In her recent interview with the Daily Record, Scotland’s Finance Secretary talked of women feeling pressured to emulate an aggressive male approach to positions of power.
Kate Forbes spoke of her choice to navigate a problem using rationale and discussion rather than shouting and bulldozing.
Too often women feel in a man’s world that they must behave like a silverback and prove their cohones match any man’s.
Take Priti Patel, a bully who enjoys haranguing and heaping misery upon her own staff as much as on immigrants fleeing war in a dinghy.
The world is currently holding its breath as Putin puffs out his chest and threatens to drag us all into war in Ukraine.
Clinically most narcissists are men, and Putin, he who posed bare-chested on a stallion, is a terrifying example of that particular personality disorder.
It has been said that if women ruled the world there would be no more war, but let’s not forget it was Catherine the Great who plundered and raped Ukraine in the name of Mother Russia.
There have been plenty of wars fought in the names of Queens.
And Margaret Thatcher went to war in the Falklands, for no other reason than a show of strength to save her own political skin.
But a strong leader would have been able to cling to power without expressing her inner sociopath in a bloodbath.
On the whole, male dominance has not served humankind well, leading to abuse to which the #MeToo
movement can testify.
Four mothers, Aileen Campbell, Ruth Davidson, Gail Ross and Jenny Marra, stood down from politics at the last election citing family as their reason.
Davidson described the notion that our parliament is family-friendly as “bulls**t” in the one and only time I will ever agree with her.
The attrition of women in our politics because they choose to be mothers is unhealthy for any democracy.
It is ridiculous that Forbes was the first woman to deliver a budget in a Scottish parliament of 22 years standing.

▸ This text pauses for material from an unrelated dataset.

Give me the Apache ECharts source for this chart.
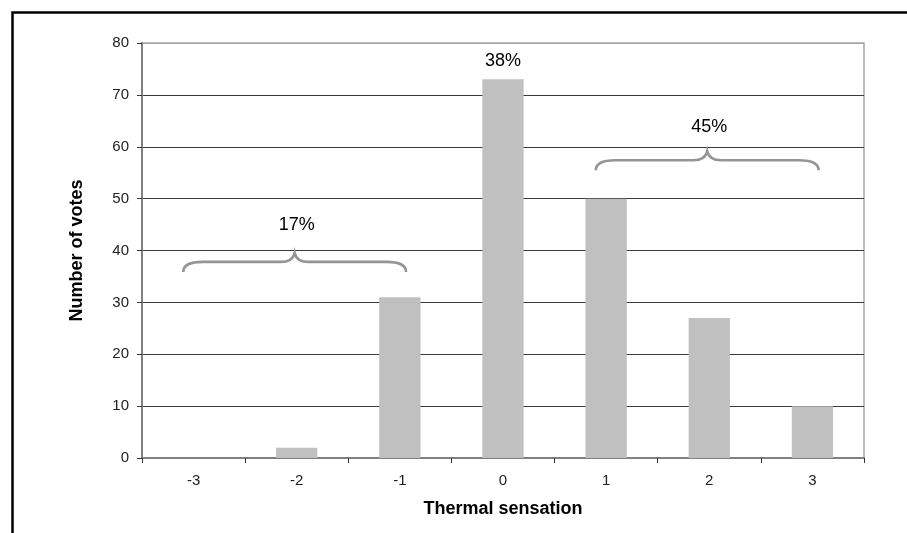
<!DOCTYPE html>
<html>
<head>
<meta charset="utf-8">
<script src="https://cdn.jsdelivr.net/npm/echarts@6/dist/echarts.min.js"></script>
<style>
html,body{margin:0;padding:0;background:#fff;}
#chart{width:907px;height:533px;}
</style>
</head>
<body>
<div id="chart"></div>
<script>
// ---- data ----
const categories = ['-3', '-2', '-1', '0', '1', '2', '3'];
const votes = [0, 2, 31, 73, 50, 27, 10];
const yTicks = [0, 10, 20, 30, 40, 50, 60, 70, 80];
const peakLabel = '38%';           // label above the "0" bar
const braceFrom = [-3, 1];         // first sensation value spanned by each brace
const braceTo = [-1, 3];           // last sensation value spanned by each brace
const braceLevel = [37.8, 57.4];   // vote level of each brace's straight part
const braceLabelLevel = [45, 63.8];
const braceLabels = ['17%', '45%'];

const FONT = '"Liberation Sans", Arial, sans-serif';
const chart = echarts.init(document.getElementById('chart'));

const barData = votes.map((v, i) => categories[i] === '0'
  ? { value: v, label: { show: true, position: 'top', distance: 9, formatter: peakLabel,
      color: '#000', fontSize: 18, fontFamily: FONT } }
  : v);

const braceData = braceFrom.map((f, i) => [f, braceTo[i], braceLevel[i], braceLabelLevel[i], i]);

const splitColors = yTicks.map((t, i) => i === yTicks.length - 1 ? '#a6a6a6' : '#3a3a3a');

chart.setOption({
  animation: false,
  backgroundColor: '#fff',
  textStyle: { fontFamily: FONT },
  graphic: [{
    type: 'rect', left: 10, top: 10, z: 100, silent: true,
    shape: { width: 1200, height: 1200 },
    style: { fill: null, stroke: '#000', lineWidth: 2.5 }
  }],
  grid: { left: 142, right: 43, top: 43, bottom: 75, show: true,
    borderColor: '#a6a6a6', borderWidth: 1.5, backgroundColor: 'transparent' },
  xAxis: [{
    type: 'category', data: categories,
    name: 'Thermal sensation', nameLocation: 'middle', nameGap: 42,
    nameTextStyle: { fontWeight: 'bold', fontSize: 18, color: '#000', fontFamily: FONT },
    axisLine: { onZero: false, lineStyle: { color: '#808080', width: 2 } },
    axisTick: { show: true, length: 5, lineStyle: { color: '#333', width: 1 } },
    axisLabel: { color: '#222', fontSize: 15, margin: 15, fontFamily: FONT },
    splitLine: { show: false }
  }, {
    type: 'value', min: -3.5, max: 3.5, show: false
  }],
  yAxis: {
    type: 'value', min: yTicks[0], max: yTicks[yTicks.length - 1], interval: 10,
    name: 'Number of votes', nameLocation: 'middle', nameGap: 56, nameRotate: 90,
    nameTextStyle: { fontWeight: 'bold', fontSize: 18, color: '#000', fontFamily: FONT },
    axisLine: { show: true, onZero: false, lineStyle: { color: '#808080', width: 2 } },
    axisTick: { show: true, inside: false, length: 5, lineStyle: { color: '#333', width: 1 } },
    axisLabel: { color: '#222', fontSize: 15, margin: 13, fontFamily: FONT },
    splitLine: { show: true, lineStyle: { color: splitColors, width: 1 } }
  },
  series: [{
    type: 'bar', data: barData, barWidth: '40%',
    itemStyle: { color: '#c0c0c0' }, z: 3
  }, {
    type: 'custom', xAxisIndex: 1, yAxisIndex: 0, data: braceData, z: 5, silent: true,
    renderItem: function (params, api) {
      const a = api.coord([api.value(0), api.value(2)]);
      const b = api.coord([api.value(1), api.value(2)]);
      const band = api.size([1, 0])[0];
      const lab = api.coord([(api.value(0) + api.value(1)) / 2, api.value(3)]);
      const x0 = a[0] - 0.1 * band, x1 = b[0] + 0.06 * band;
      const xc = (x0 + x1) / 2, y = a[1];
      const r = 14, up = 9, down = 10;
      const d = 'M' + x0 + ' ' + (y + down) +
        ' Q' + x0 + ' ' + y + ' ' + (x0 + r * 1.4) + ' ' + y +
        ' L' + (xc - r) + ' ' + y +
        ' Q' + (xc - 2) + ' ' + y + ' ' + xc + ' ' + (y - up) +
        ' Q' + (xc + 2) + ' ' + y + ' ' + (xc + r) + ' ' + y +
        ' L' + (x1 - r * 1.4) + ' ' + y +
        ' Q' + x1 + ' ' + y + ' ' + x1 + ' ' + (y + down);
      return {
        type: 'group',
        children: [{
          type: 'path',
          shape: { pathData: d },
          style: { fill: null, stroke: '#959595', lineWidth: 2.6 }
        }, {
          type: 'text',
          x: lab[0], y: lab[1],
          style: { text: braceLabels[api.value(4)], fill: '#000', fontSize: 18,
            fontFamily: FONT, align: 'center', verticalAlign: 'middle' }
        }]
      };
    }
  }]
});
</script>
</body>
</html>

Even then it took the scandal of former finance minister Derek Mackay texting a teenager to thrust Forbes into her position.
There has been wide-scale criticism of Forbes’s budget and its failure to assist the poor.
It is fair to judge her on the choices she makes in a budget but never for her choice to be a mother.
Forbes told me that she did wonder when she announced her pregnancy if she would be deemed not hard-working or committed enough.
Her fears are not without merit, and the scheming will already have begun in Holyrood by those eyeing her post.
But any woman who can deliver a budget on live TV while contemplating how long her cornflakes stay down is as committed as they come.
She will also be the first woman to take maternity leave in the cabinet because, simply, babies and careers have been deemed
incompatible in a historically male-dominated politics.
Forbes has been widely tipped as a future first minister and it will be interesting to see if the political commentators change their odds on that one now motherhood is on the horizon.
And when she takes maternity leave, she will be judged if she stays away from the post “too long” – and if she returns “too quickly”, her motherhood credentials will be questioned.
The best any woman can do is say to hell with that and be her authentic self.
The Scottish Parliament needs to drag itself into the modern era and accommodating parenthood or indeed any caring responsibilities should be a priority.
Misogyny is about to become a crime in a Scotland with a parliament which makes it virtually impossible for mothers of young kids to remain in politics.
If this is a country genuinely intent on tackling sexism, tackling gender discrimination in its powerhouse would be a great start.